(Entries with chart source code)
-=-=-=-=-

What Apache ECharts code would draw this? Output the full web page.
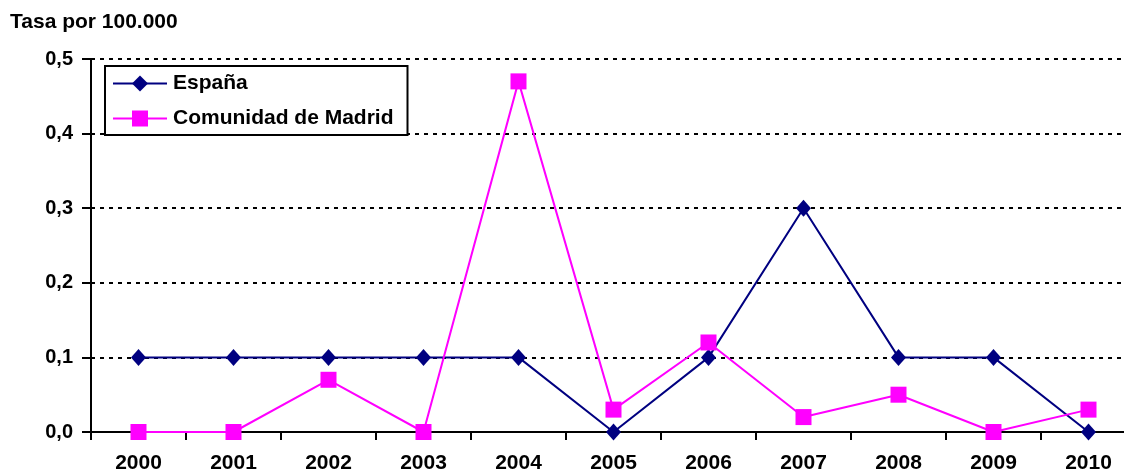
<!DOCTYPE html>
<html>
<head>
<meta charset="utf-8">
<script src="https://cdn.jsdelivr.net/npm/echarts@6/dist/echarts.min.js"></script>
<style>
  html, body { margin: 0; padding: 0; background: #fff; overflow: hidden; }
  /* the plot runs slightly past the right edge of the window */
  #chart { width: 1136px; height: 475px; }
</style>
</head>
<body>
<div id="chart"></div>
<script>
// Years on the category axis
const years = ['2000', '2001', '2002', '2003', '2004', '2005', '2006', '2007', '2008', '2009', '2010'];
// Rate per 100,000 inhabitants
const espana = [0.1, 0.1, 0.1, 0.1, 0.1, 0.0, 0.1, 0.3, 0.1, 0.1, 0.0];
const madrid = [0.0, 0.0, 0.07, 0.0, 0.47, 0.03, 0.12, 0.02, 0.05, 0.0, 0.03];

const FONT = 'Liberation Sans, Arial, sans-serif';

const chart = echarts.init(document.getElementById('chart'), null, { renderer: 'canvas' });
chart.setOption({
  animation: false,
  backgroundColor: '#ffffff',
  title: {
    text: 'Tasa por 100.000',
    left: 5,
    top: 7,
    textStyle: { fontFamily: FONT, fontWeight: 'bold', fontSize: 21, color: '#000' }
  },
  legend: {
    orient: 'vertical',
    left: 105,
    top: 66,
    padding: [7, 14, 6, 7],
    itemGap: 14,
    itemWidth: 54,
    itemHeight: 20,
    borderColor: '#000',
    borderWidth: 2,
    backgroundColor: '#fff',
    textStyle: { fontFamily: FONT, fontWeight: 'bold', fontSize: 21, color: '#000', padding: [0, 0, 0, 1] },
    data: ['España', 'Comunidad de Madrid']
  },
  grid: { left: 91, right: 0, top: 59, bottom: 43, containLabel: false },
  xAxis: {
    type: 'category',
    data: years,
    boundaryGap: true,
    axisLine: { lineStyle: { color: '#000', width: 2 } },
    axisTick: { show: true, interval: 0, length: 8, lineStyle: { color: '#000', width: 2 } },
    axisLabel: { interval: 0, margin: 21, fontFamily: FONT, fontWeight: 'bold', fontSize: 21, color: '#000' },
    splitLine: { show: false }
  },
  yAxis: {
    type: 'value',
    min: 0,
    max: 0.5,
    interval: 0.1,
    axisLine: { show: true, lineStyle: { color: '#000', width: 2 } },
    axisTick: { show: true, length: 9, lineStyle: { color: '#000', width: 2 } },
    axisLabel: {
      margin: 18,
      fontFamily: FONT, fontWeight: 'bold', fontSize: 20, color: '#000',
      formatter: v => v.toFixed(1).replace('.', ',')
    },
    splitLine: { show: true, lineStyle: { color: '#000', width: 2, type: [4, 5] } }
  },
  series: [
    {
      name: 'España',
      type: 'line',
      data: espana,
      symbol: 'diamond',
      symbolSize: [15, 17],
      itemStyle: { color: '#000080' },
      lineStyle: { color: '#000080', width: 2 },
      z: 3
    },
    {
      name: 'Comunidad de Madrid',
      type: 'line',
      data: madrid,
      symbol: 'rect',
      symbolSize: 16,
      itemStyle: { color: '#ff00ff' },
      lineStyle: { color: '#ff00ff', width: 2 },
      z: 4
    }
  ]
});
</script>
</body>
</html>
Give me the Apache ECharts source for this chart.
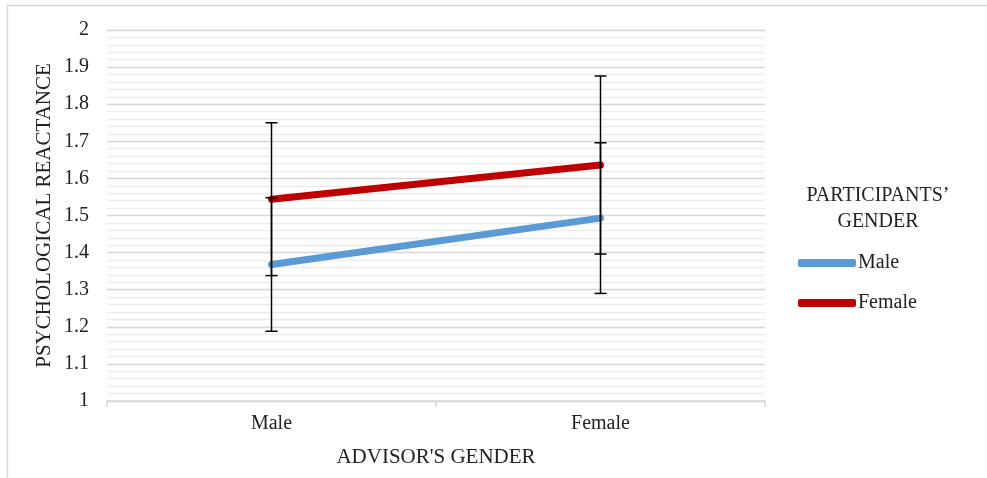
<!DOCTYPE html>
<html>
<head>
<meta charset="utf-8">
<script src="https://cdn.jsdelivr.net/npm/echarts@6/dist/echarts.min.js"></script>
<style>
  html, body { margin: 0; padding: 0; background: #fff; }
  #chart { width: 987px; height: 478px; }
</style>
</head>
<body>
<div id="chart"></div>
<script>
// advisor's gender on the x axis
const advisorGender = ['Male', 'Female'];
// participants' gender series (means)
const maleMeans = [1.368, 1.493];
const femaleMeans = [1.544, 1.636];
// error bar half widths
const maleErr = [0.18, 0.203];
const femaleErr = [0.206, 0.24];

const serif = 'Liberation Serif';
const chart = echarts.init(document.getElementById('chart'));

const errData = (means, errs) => means.map((m, i) => [i, m - errs[i], m + errs[i]]);

const errorBarSeries = (name, means, errs) => ({
  name: name + ' err',
  type: 'custom',
  z: 3,
  data: errData(means, errs),
  renderItem: (params, api) => {
    const low = api.coord([api.value(0), api.value(1)]);
    const high = api.coord([api.value(0), api.value(2)]);
    const half = 6;
    const style = { stroke: '#000', lineWidth: 1.5 };
    return {
      type: 'group',
      children: [
        { type: 'line', shape: { x1: low[0], y1: low[1], x2: high[0], y2: high[1] }, style },
        { type: 'line', shape: { x1: low[0] - half, y1: low[1], x2: low[0] + half, y2: low[1] }, style },
        { type: 'line', shape: { x1: high[0] - half, y1: high[1], x2: high[0] + half, y2: high[1] }, style }
      ]
    };
  }
});

const option = {
  animation: false,
  textStyle: { fontFamily: serif },
  grid: { left: 107, right: 222, top: 30, bottom: 77 },
  xAxis: {
    type: 'category',
    data: advisorGender,
    name: "ADVISOR'S GENDER",
    nameLocation: 'middle',
    nameGap: 46,
    nameTextStyle: { fontSize: 21, color: '#222', fontFamily: serif },
    axisLine: { lineStyle: { color: '#d9d9d9', width: 1.5 } },
    axisTick: { show: true, length: 6, lineStyle: { color: '#d9d9d9', width: 1.5 } },
    axisLabel: { fontSize: 20, color: '#222', margin: 13, fontFamily: serif },
    splitLine: { show: false }
  },
  yAxis: {
    type: 'value',
    min: 1,
    max: 2,
    interval: 0.1,
    name: 'PSYCHOLOGICAL REACTANCE',
    nameLocation: 'middle',
    nameGap: 52,
    nameMoveOverlap: false,
    nameTextStyle: { fontSize: 21, color: '#222', fontFamily: serif },
    axisLine: { show: false },
    axisTick: { show: false },
    axisLabel: { fontSize: 20, color: '#222', margin: 18, fontFamily: serif },
    splitLine: { lineStyle: { color: '#d6d6d6', width: 1.3 } },
    minorTick: { show: false, splitNumber: 5 },
    minorSplitLine: { show: true, lineStyle: { color: '#ececec', width: 1.3 } }
  },
  legend: {
    orient: 'vertical',
    left: 793,
    top: 248,
    itemGap: 20,
    itemWidth: 58,
    itemHeight: 8,
    icon: 'roundRect',
    data: ['Male', 'Female'],
    textStyle: { fontSize: 20, color: '#222', fontFamily: serif, padding: [0, 0, 0, -3] }
  },
  graphic: [
    { type: 'line', shape: { x1: 7, y1: 5.5, x2: 987, y2: 5.5 }, style: { stroke: '#d9d9d9', lineWidth: 1.5 } },
    { type: 'line', shape: { x1: 7.5, y1: 5, x2: 7.5, y2: 478 }, style: { stroke: '#d9d9d9', lineWidth: 1.5 } },
    {
      type: 'text',
      x: 878,
      y: 183,
      style: {
        text: 'PARTICIPANTS’\nGENDER',
        fontSize: 20,
        fontFamily: serif,
        fill: '#222',
        align: 'center',
        lineHeight: 26
      }
    }
  ],
  series: [
    {
      name: 'Male',
      type: 'line',
      data: maleMeans,
      symbol: 'none',
      color: '#5b9bd5',
      lineStyle: { width: 7, cap: 'round', color: '#5b9bd5' },
      z: 2
    },
    {
      name: 'Female',
      type: 'line',
      data: femaleMeans,
      symbol: 'none',
      color: '#c00000',
      lineStyle: { width: 7, cap: 'round', color: '#c00000' },
      z: 2
    },
    errorBarSeries('Male', maleMeans, maleErr),
    errorBarSeries('Female', femaleMeans, femaleErr)
  ]
};

chart.setOption(option);
</script>
</body>
</html>
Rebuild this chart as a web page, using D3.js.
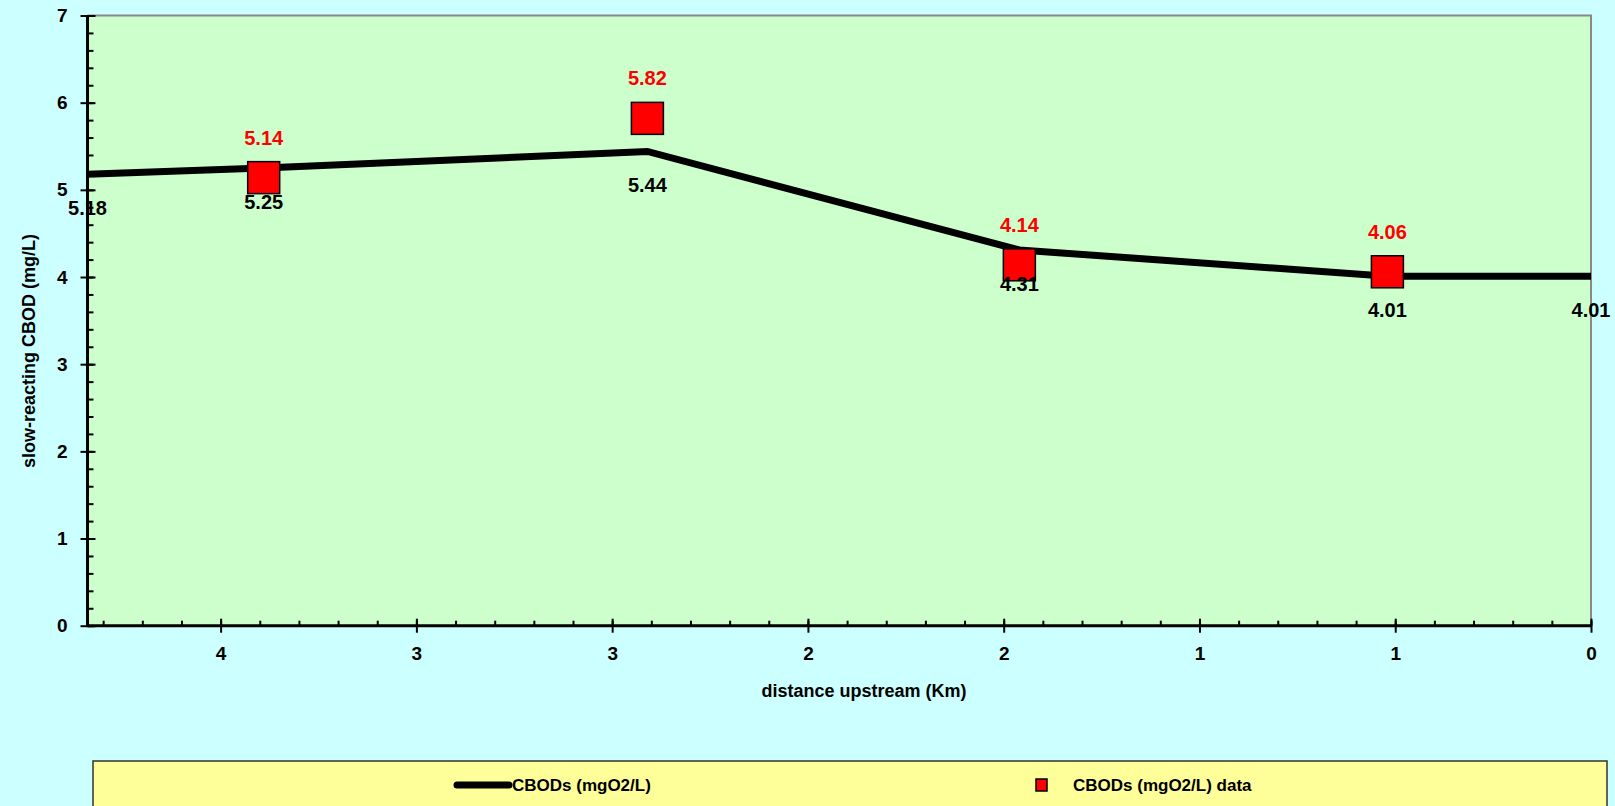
<!DOCTYPE html>
<html>
<head>
<meta charset="utf-8">
<script src="https://cdn.jsdelivr.net/npm/d3@7"></script>
<style>
  body { margin: 0; background: #ccffff; }
  svg text { font-family: "Liberation Sans Narrow", "Arial Narrow", "Liberation Sans", Arial, sans-serif; font-weight: bold; }
</style>
</head>
<body>
<svg id="chart" width="1615" height="806"></svg>
<script>
// model line (distance upstream km, CBODs mg/L)
var lineDist = [3.84, 3.39, 2.41, 1.46, 0.52, 0];
var lineVals = [5.18, 5.25, 5.44, 4.31, 4.01, 4.01];

// measured data
var dataDist = [3.39, 2.41, 1.46, 0.52];
var dataVals = [5.14, 5.82, 4.14, 4.06];

var xTickVals = [3.5, 3, 2.5, 2, 1.5, 1, 0.5, 0];
var xTickLabels = ["4", "3", "3", "2", "2", "1", "1", "0"];
var yTickVals = [0, 1, 2, 3, 4, 5, 6, 7];

var svg = d3.select("#chart");
var plotL = 87.5, plotR = 1591, plotT = 15.5, plotB = 625.7;

var x = d3.scaleLinear().domain([3.84, 0]).range([plotL, plotR]);
var y = d3.scaleLinear().domain([0, 7]).range([plotB, plotT]);

// plot area
svg.append("rect")
    .attr("x", plotL).attr("y", plotT)
    .attr("width", plotR - plotL).attr("height", plotB - plotT)
    .attr("fill", "#ccffcc");
svg.append("path")
    .attr("d", "M" + plotL + "," + plotT + "H" + plotR + "V" + plotB)
    .attr("fill", "none").attr("stroke", "#888").attr("stroke-width", 2);

// x axis minor ticks
svg.append("g")
    .attr("transform", "translate(0," + plotB + ")")
    .call(d3.axisTop(x).tickValues(d3.range(0, 3.85, 0.1)).tickSize(5).tickFormat(""))
    .call(g => g.select(".domain").remove())
    .selectAll("line").attr("stroke", "#000").attr("stroke-width", 2);

// x axis major
var gx = svg.append("g")
    .attr("transform", "translate(0," + plotB + ")")
    .call(d3.axisBottom(x).tickValues(xTickVals).tickSize(7).tickPadding(14)
        .tickFormat((d, i) => xTickLabels[i]));
gx.select(".domain").attr("d", "M" + plotL + ",0H" + plotR).attr("stroke", "#000").attr("stroke-width", 3);
gx.selectAll(".tick line").attr("y1", -7).attr("y2", 7).attr("stroke", "#000").attr("stroke-width", 2);
gx.selectAll(".tick text").attr("font-size", 19).attr("fill", "#000");

// y axis minor ticks
svg.append("g")
    .attr("transform", "translate(" + plotL + ",0)")
    .call(d3.axisRight(y).tickValues(d3.range(0, 7.01, 0.2)).tickSize(6).tickFormat(""))
    .call(g => g.select(".domain").remove())
    .selectAll("line").attr("stroke", "#000").attr("stroke-width", 2);

// y axis major
var gy = svg.append("g")
    .attr("transform", "translate(" + plotL + ",0)")
    .call(d3.axisLeft(y).tickValues(yTickVals).tickSize(7).tickPadding(13).tickFormat(d3.format("d")));
gy.select(".domain").attr("d", "M0," + plotT + "V" + plotB).attr("stroke", "#000").attr("stroke-width", 3);
gy.selectAll(".tick line").attr("x1", -7).attr("x2", 8).attr("stroke", "#000").attr("stroke-width", 2);
gy.selectAll(".tick text").attr("font-size", 19).attr("fill", "#000");

// axis titles
svg.append("text")
    .attr("x", 864).attr("y", 697)
    .attr("text-anchor", "middle").attr("font-size", 18)
    .text("distance upstream (Km)");
svg.append("text")
    .attr("transform", "translate(35,351) rotate(-90)")
    .attr("text-anchor", "middle").attr("font-size", 18)
    .text("slow-reacting CBOD (mg/L)");

// model line
var linePts = lineDist.map((d, i) => ({ d: d, v: lineVals[i] }));
svg.append("path")
    .datum(linePts)
    .attr("d", d3.line().x(p => x(p.d)).y(p => y(p.v)))
    .attr("fill", "none").attr("stroke", "#000").attr("stroke-width", 7);

// data squares
var dataPts = dataDist.map((d, i) => ({ d: d, v: dataVals[i] }));
svg.selectAll("rect.obs")
    .data(dataPts)
    .join("rect")
    .attr("class", "obs")
    .attr("x", p => x(p.d) - 16).attr("y", p => y(p.v) - 16)
    .attr("width", 32).attr("height", 32)
    .attr("fill", "#ff0000").attr("stroke", "#000").attr("stroke-width", 1.5);

// line labels
svg.selectAll("text.linelab")
    .data(linePts)
    .join("text")
    .attr("class", "linelab")
    .attr("x", p => x(p.d)).attr("y", p => y(p.v) + 41)
    .attr("text-anchor", "middle").attr("font-size", 20).attr("fill", "#000")
    .text(p => p.v.toFixed(2));

// data labels
svg.selectAll("text.datalab")
    .data(dataPts)
    .join("text")
    .attr("class", "datalab")
    .attr("x", p => x(p.d)).attr("y", p => y(p.v) - 33)
    .attr("text-anchor", "middle").attr("font-size", 20).attr("fill", "#ff0000")
    .text(p => p.v.toFixed(2));

// legend
svg.append("rect")
    .attr("x", 93).attr("y", 761).attr("width", 1514).attr("height", 60)
    .attr("fill", "#ffff99").attr("stroke", "#333").attr("stroke-width", 1.5);
svg.append("line")
    .attr("x1", 457).attr("x2", 509).attr("y1", 785).attr("y2", 785)
    .attr("stroke", "#000").attr("stroke-width", 7).attr("stroke-linecap", "round");
svg.append("text")
    .attr("x", 512).attr("y", 791).attr("font-size", 17)
    .text("CBODs (mgO2/L)");
svg.append("rect")
    .attr("x", 1036).attr("y", 779).attr("width", 11).attr("height", 12)
    .attr("fill", "#ff0000").attr("stroke", "#000").attr("stroke-width", 1.5);
svg.append("text")
    .attr("x", 1073).attr("y", 791).attr("font-size", 17)
    .text("CBODs (mgO2/L) data");
</script>
</body>
</html>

-=-=-=-=-

WHAT THE TASK REQUIRES
Return each line with "this".

WRITTEN SOLUTION
What Apache ECharts code would draw this? Output the full web page.
Give me the Apache ECharts source for this chart.
Rebuild this chart as a web page, using D3.js.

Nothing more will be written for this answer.